The old stereotype of the British male was that he never changed what he wore, whatever the heat, and just put a knotted hankie on his head. These days that era seems exactly what it was: another century, as we survey parks, high streets and beaches swarming with flip-flops, singlets and cropped trousers that haven’t been near an Egyptian cotton field.
There is suspicion of famous males who, despite their prowess in the macho sporting arena, like to cut a dash off the field. David Beckham and Cristiano Ronaldo have come to epitomise the stylishness other males are wary of, or even get angry about. Could it be a projection of our own insecurities?

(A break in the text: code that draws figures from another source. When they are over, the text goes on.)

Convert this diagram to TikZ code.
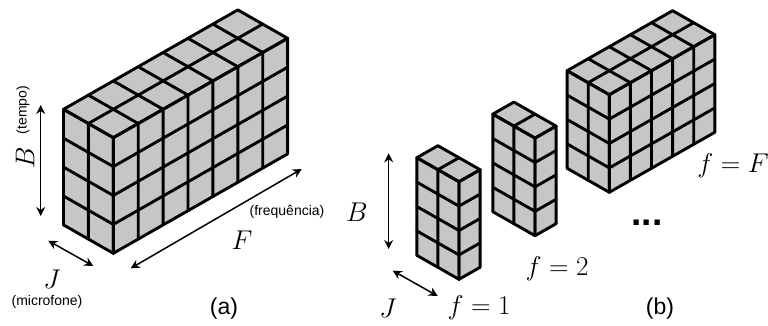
\documentclass[tikz,border=0pt]{standalone}
\usepackage{fontspec}
\setmainfont{Liberation Sans}
\usepackage{xcolor}
\usetikzlibrary{arrows.meta}
\definecolor{cellgray}{RGB}{198,198,198}
\newcommand{\cube}[7]{%
\begin{scope}[shift={(#1,#2)}]
\fill[cellgray] (0,0) -- ({#3*#5},{-#3*#6}) -- ({#3*#5},{-#3*#6-4*#7}) -- ({(#3-#4)*#5},{-(#3+#4)*#6-4*#7}) -- ({-#4*#5},{-#4*#6-4*#7}) -- ({-#4*#5},{-#4*#6}) -- cycle;
\foreach \b in {0,...,4} {
  \draw[grid] ({-#4*#5},{-#4*#6-\b*#7}) -- (0,{-\b*#7}) -- ({#3*#5},{-#3*#6-\b*#7});
}
\foreach \j in {0,...,#4} {
  \draw[grid] ({-\j*#5},{-\j*#6}) -- ({-\j*#5},{-\j*#6-4*#7}) -- ({(#3-\j)*#5},{-(#3+\j)*#6-4*#7});
}
\foreach \k in {0,...,#3} {
  \draw[grid] ({\k*#5},{-\k*#6}) -- ({\k*#5},{-\k*#6-4*#7}) -- ({(\k-#4)*#5},{-(\k+#4)*#6-4*#7});
}
\end{scope}}
\begin{document}
\begin{tikzpicture}[x=1pt, y=-1pt,
  grid/.style={draw=black, line width=2.9pt, line join=round, line cap=round},
  arr/.style={{Stealth[length=9pt,width=9pt]}-{Stealth[length=9pt,width=9pt]}, line width=1.5pt},
  small/.style={font=\fontsize{14}{16}\selectfont},
  caption/.style={font=\fontsize{23}{25}\selectfont},
  sym/.style={font=\fontsize{25}{27}\selectfont, scale=1.09, transform shape}]
\useasboundingbox (0,0) rectangle (768,325);
\cube{113.3}{253.3}{7}{2}{24.9}{14.2}{28.9}
\cube{459}{279.3}{1}{2}{21.1}{12}{24.4}
\cube{535}{235.7}{1}{2}{21.1}{12}{24.4}
\cube{609.3}{192.3}{5}{2}{21.1}{12}{24.4}
\coordinate (btop) at (40.7,105);
\coordinate (bbot) at (40.7,216);
\coordinate (jback) at (48.3,240.7);
\coordinate (jfront) at (93.3,266);
\coordinate (fright) at (301.7,169);
\coordinate (fleft) at (130.7,268.3);
\coordinate (bbtop) at (388.7,153.3);
\coordinate (bbbot) at (388.7,249);
\coordinate (jjback) at (392.7,270.7);
\coordinate (jjfront) at (437.7,296);
\draw[arr] (btop) -- (bbot);
\draw[arr] (jback) -- (jfront);
\draw[arr] (fright) -- (fleft);
\draw[arr] (bbtop) -- (bbbot);
\draw[arr] (jjback) -- (jjfront);
\node[sym, rotate=90] (bleft) at (25,158) {$B$};
\node[small, rotate=90] (tempo) at (23,110) {(tempo)};
\node[sym] (jleft) at (52,279) {$J$};
\node[small] (micro) at (47,302) {(microfone)};
\node[sym] (fcap) at (242,240) {$F$};
\node[small] (freq) at (287,212) {(frequência)};
\node[caption] (capa) at (224,309) {(a)};
\node[sym] (bright) at (357,212) {$B$};
\node[sym] (jright) at (388,308) {$J$};
\node[sym] (fone) at (479,308) {$f=1$};
\node[sym] (ftwo) at (557,269) {$f=2$};
\node[sym] (fbig) at (733,166) {$f=F$};
\node[font=\fontsize{37}{39}\selectfont\bfseries, anchor=base] (dots) at (647,225) {...};
\node[caption] (capb) at (660,309) {(b)};
\end{tikzpicture}
\end{document}
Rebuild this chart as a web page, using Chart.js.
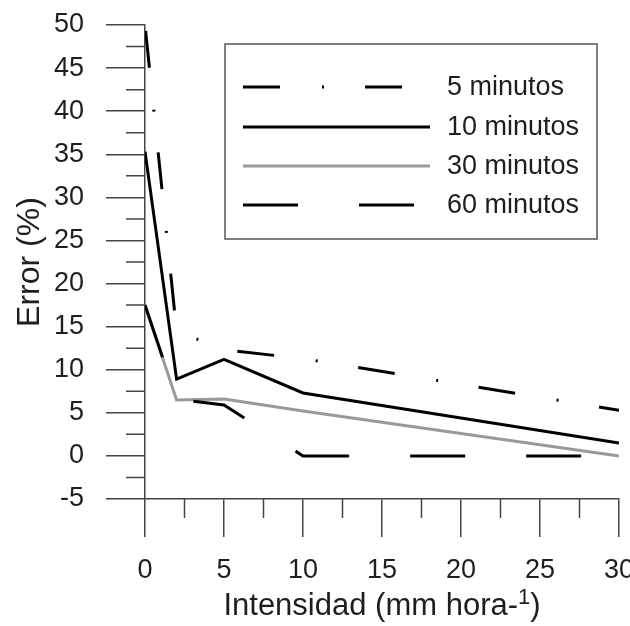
<!DOCTYPE html>
<html lang="es">
<head>
    <meta charset="UTF-8">
    <title>Error vs Intensidad</title>
    <script src="https://cdn.jsdelivr.net/npm/chart.js"></script>
    <style>
        body, html {
            margin: 0;
            padding: 0;
            background: #fff;
        }
        #wrap {
            width: 630px;
            height: 626px;
        }
    </style>
</head>
<body>
    <div id="wrap"><canvas id="chart" width="630" height="626"></canvas></div>

    <script>
        // Data
        const intensidad = [0, 2, 5, 10, 30];
        const error5 = [50, 14.5, 12.3, 11.3, 5.3];
        const error10 = [35.3, 8.9, 11.2, 7.3, 1.5];
        const error30 = [17.5, 6.5, 6.6, 5.2, 0];
        const error60 = [17.5, 6.6, 5.9, 0, 0];
        const seriesNames = ['5 minutos', '10 minutos', '30 minutos', '60 minutos'];

        const xMajorTicks = [0, 5, 10, 15, 20, 25, 30];
        const xMinorTicks = [2.5, 7.5, 12.5, 17.5, 22.5, 27.5];
        const yMajorTicks = [-5, 0, 5, 10, 15, 20, 25, 30, 35, 40, 45, 50];
        const yMinorTicks = [-2.5, 2.5, 7.5, 12.5, 17.5, 22.5, 27.5, 32.5, 37.5, 42.5, 47.5];

        const FONT = "'Liberation Sans', Arial, sans-serif";
        const AXIS = '#444';
        const TEXT = '#1e1e1e';

        const toPoints = ys => intensidad.map((x, i) => ({ x: x, y: ys[i] }));

        // minor tick marks (Chart.js has only one tick length per axis)
        const minorTicks = {
            id: 'minorTicks',
            afterDraw(chart) {
                const { ctx, scales: { x, y }, chartArea } = chart;
                ctx.save();
                ctx.strokeStyle = AXIS;
                ctx.lineWidth = 1.5;
                ctx.beginPath();
                xMinorTicks.forEach(v => {
                    const px = x.getPixelForValue(v);
                    ctx.moveTo(px, chartArea.bottom);
                    ctx.lineTo(px, chartArea.bottom + 19);
                });
                yMinorTicks.forEach(v => {
                    const py = y.getPixelForValue(v);
                    ctx.moveTo(chartArea.left - 19, py);
                    ctx.lineTo(chartArea.left, py);
                });
                ctx.stroke();
                ctx.restore();
            }
        };

        // x axis title with superscript
        const xTitle = {
            id: 'xTitle',
            afterDraw(chart) {
                const { ctx, chartArea } = chart;
                const main = 'Intensidad (mm hora-';
                const sup = '1';
                const tail = ')';
                ctx.save();
                ctx.fillStyle = TEXT;
                ctx.textBaseline = 'alphabetic';
                ctx.textAlign = 'left';
                ctx.font = '31px ' + FONT;
                const w1 = ctx.measureText(main).width;
                const w3 = ctx.measureText(tail).width;
                ctx.font = '22px ' + FONT;
                const w2 = ctx.measureText(sup).width;
                const cx = (chartArea.left + chartArea.right) / 2;
                const x0 = cx - (w1 + w2 + w3) / 2;
                const base = 615;
                ctx.font = '31px ' + FONT;
                ctx.fillText(main, x0, base);
                ctx.font = '22px ' + FONT;
                ctx.fillText(sup, x0 + w1, base - 11);
                ctx.font = '31px ' + FONT;
                ctx.fillText(tail, x0 + w1 + w2, base);
                ctx.restore();
            }
        };

        // boxed legend with line samples
        const boxLegend = {
            id: 'boxLegend',
            afterDraw(chart) {
                const { ctx } = chart;
                ctx.save();
                ctx.strokeStyle = '#555';
                ctx.lineWidth = 1.5;
                ctx.strokeRect(225, 44, 372, 195);
                const rows = [87, 127, 166, 205];
                chart.data.datasets.forEach((ds, i) => {
                    ctx.save();
                    ctx.strokeStyle = ds.borderColor;
                    ctx.lineWidth = ds.borderWidth;
                    ctx.setLineDash(ds.borderDash || []);
                    ctx.beginPath();
                    ctx.moveTo(243, rows[i]);
                    ctx.lineTo(430, rows[i]);
                    ctx.stroke();
                    ctx.restore();
                    ctx.fillStyle = TEXT;
                    ctx.font = '27px ' + FONT;
                    ctx.textBaseline = 'middle';
                    ctx.textAlign = 'left';
                    ctx.fillText(ds.label, 447, rows[i] + 1);
                });
                ctx.restore();
            }
        };

        new Chart(document.getElementById('chart'), {
            type: 'line',
            data: {
                datasets: [
                    {
                        label: seriesNames[0],
                        data: toPoints(error5),
                        borderColor: '#000',
                        borderWidth: 3,
                        borderDash: [37, 42, 2, 41],
                        borderDashOffset: -6,
                        order: 1
                    },
                    {
                        label: seriesNames[1],
                        data: toPoints(error10),
                        borderColor: '#000',
                        borderWidth: 3,
                        order: 2
                    },
                    {
                        label: seriesNames[2],
                        data: toPoints(error30),
                        borderColor: '#999',
                        borderWidth: 3,
                        order: 4
                    },
                    {
                        label: seriesNames[3],
                        data: toPoints(error60),
                        borderColor: '#000',
                        borderWidth: 3,
                        borderDash: [55, 61],
                        order: 3
                    }
                ]
            },
            options: {
                responsive: false,
                animation: false,
                layout: { padding: { top: 25, right: 11, bottom: 0, left: 0 } },
                elements: {
                    point: { radius: 0 },
                    line: { tension: 0, fill: false, borderCapStyle: 'butt' }
                },
                plugins: {
                    legend: { display: false },
                    tooltip: { enabled: false }
                },
                scales: {
                    x: {
                        type: 'linear',
                        min: 0,
                        max: 30,
                        afterBuildTicks: s => { s.ticks = xMajorTicks.map(v => ({ value: v })); },
                        afterFit: s => { s.height = 127; s.paddingLeft = 0; s.paddingRight = 0; },
                        grid: { drawOnChartArea: false, drawTicks: true, tickLength: 38, color: AXIS, lineWidth: 1.5 },
                        border: { color: AXIS, width: 1.5 },
                        ticks: { font: { family: FONT, size: 27 }, color: TEXT, padding: 17, maxRotation: 0, autoSkip: false }
                    },
                    y: {
                        min: -5,
                        max: 50,
                        afterBuildTicks: s => { s.ticks = yMajorTicks.map(v => ({ value: v })); },
                        afterFit: s => { s.width = 145; s.paddingTop = 0; s.paddingBottom = 0; },
                        grid: { drawOnChartArea: false, drawTicks: true, tickLength: 39, color: AXIS, lineWidth: 1.5 },
                        border: { color: AXIS, width: 1.5 },
                        ticks: { font: { family: FONT, size: 27 }, color: TEXT, padding: 22, autoSkip: false },
                        title: {
                            display: true,
                            text: 'Error (%)',
                            color: TEXT,
                            font: { family: FONT, size: 32 },
                            padding: { top: 11, bottom: 0 }
                        }
                    }
                }
            },
            plugins: [minorTicks, xTitle, boxLegend]
        });
    </script>
</body>
</html>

Britain still hasn’t entirely come to terms with the metrosexual male – look at the ridicule heaped on Joe Hart’s head for his shampoo and shaving ads. I’m very aware there are two Britains here: urbane, metropolitan big cities (not just London), and another world where fashion stood still. Every time I write about style, at least one reader writes in to say “I dare you to try that on the streets of Middlesbrough.”
Of all things “European” it’s the sockless loafer that elicits the most suspicion. So, real men must wear socks? It’s funny that this small glimpse of male skin can elicit such antipathy. The male fashion revolution has a long way to go before the “continental” style is as ubiquitous in influence as it has been in the nation’s welcome food revolution.
But, as Gandhi once said in a lot more words: we can all be the change we want to see in the world. So, before you go out, look in the mirror, swap that football top for a cotton polo shirt, ditch the cropped nylon trousers for some fitted linen shorts and lose the socks. It’s liberating, I promise you.